After everyone else has been talking about it for years, now Bernanke Says Commercial Property May Pose Risk for Economy:
Federal Reserve Chairman Ben S. Bernanke said a potential wave of defaults in commercial real estate may present a “difficult” challenge for the economy, without committing to additional steps to aid the market.
Bernanke, testifying before the Senate Banking Committee today, urged lenders to modify “problem” mortgages to avert defaults. Christopher Dodd, the Connecticut Democrat who chairs the panel, told Bernanke that “some have suggested” the commercial market “may even dwarf the residential mortgage problems” in the U.S.
The state of commercial real estate was one of the most- asked-about subjects in questioning by lawmakers so far in Bernanke’s two days of testimony on the economy. Bernanke said today in the Senate and yesterday at the House Financial Services Committee that it’s too early to tell how effective the Fed’s main initiative in the area will be.

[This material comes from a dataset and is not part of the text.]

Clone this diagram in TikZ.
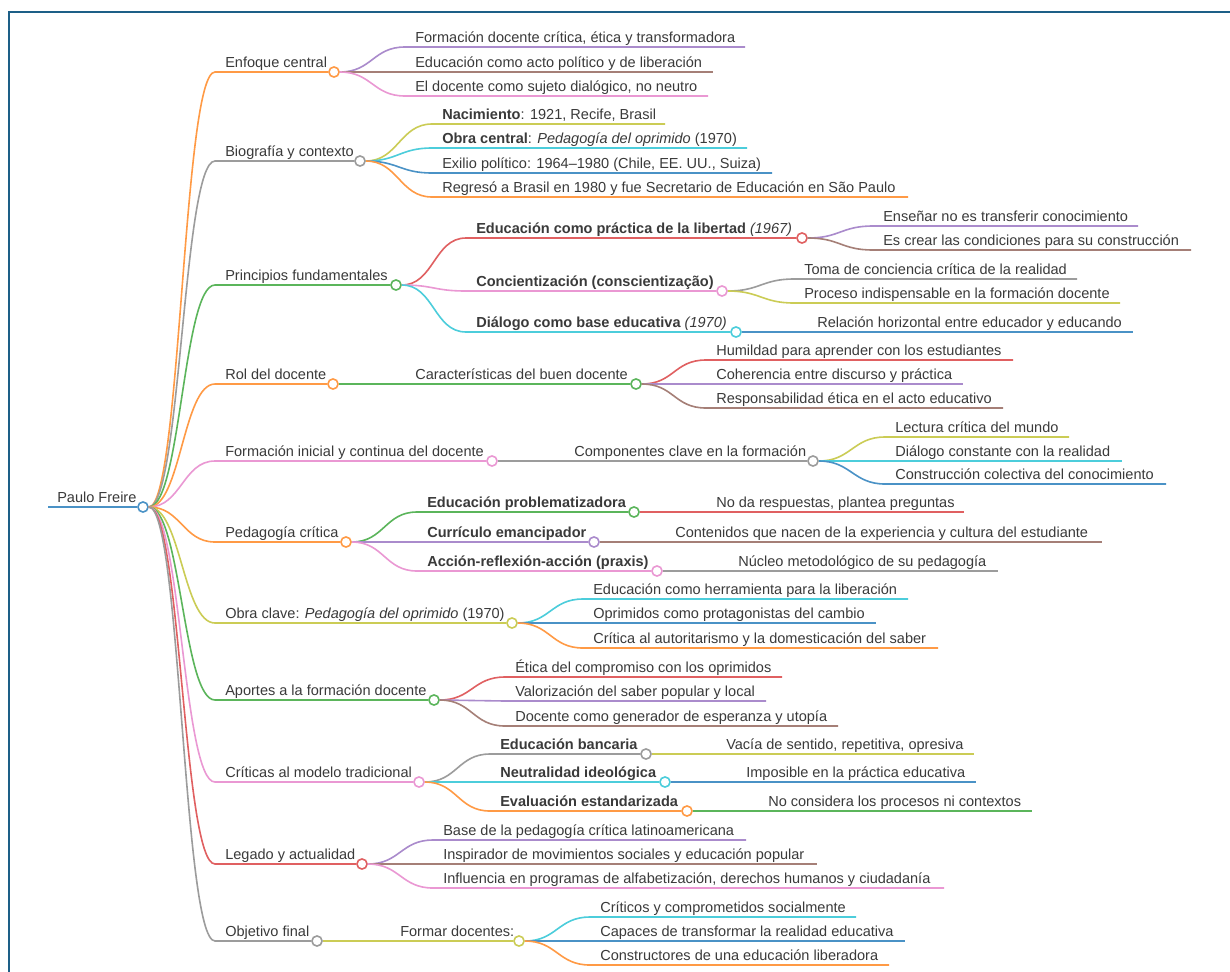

The Term Asset-Backed Securities Loan Facility, a Fed emergency program that lends to investors to purchase securities backed by consumer and business loans, began accepting commercial mortgage-backed securities as collateral last month.
Fed policy makers will extend the TALF, currently scheduled to expire Dec. 31, should they judge financial markets are still “some distance from normal operation,” Bernanke said today.
“We will certainly be monitoring the situation, and if markets continue to need support, we will be extending the final date of that program,” Bernanke said.
It “may be appropriate” for the government and Congress to consider “fiscal” steps to support the industry, Bernanke said today. Ideas for fresh support for the market could include government guarantees for commercial mortgages, Bernanke also said today, while noting no proposal on the subject has emerged.
U.S. commercial property prices fell 7.6 percent in May from a month earlier, bringing the total decline to 35 percent since the market’s peak, Moody’s Investors Service said in a report this week. Commercial properties in the U.S. valued at more than $108 billion are now in default, foreclosure or bankruptcy, almost double than at the start of the year, Real Capital Analytics Inc. said earlier this month.
Yesterday, more than a half-dozen members of the House panel mentioned or asked Bernanke about the topic, with Chairman Barney Frank saying there’s a “great deal of fear” that a wave of commercial defaults will produce economic problems similar to those caused by residential mortgages.
“As the recession’s gotten worse in the last six months or so, we’re seeing increased vacancy, declining rents, falling prices — and so, more pressure on commercial real estate,” Bernanke said yesterday. “We are somewhat concerned about that sector and are paying very close attention to it. We’re taking the steps that we can through the banking system and through the securitization markets to try to address it.”
One of the main issues for the industry is that the market for debt backed by commercial mortgages “has completely shut down,” the Fed chief said yesterday.
Considering that Bernanke said in 2007 that there was no housing bubble and that the subprime problems was contained, and said in 2008 that housing will stabilize by the end of 2008, the statements above can only mean one thing: “A disaster in commercial property is impending.”
Commercial property crunchtime is here. And the public is waking up to it.
I expect that in 2009 commercial real estate will finally be recognized by the wide public as the disaster it is. Amercia doesn’t need any more Malls. Companies with high exposure to commercial retail properties will suffer.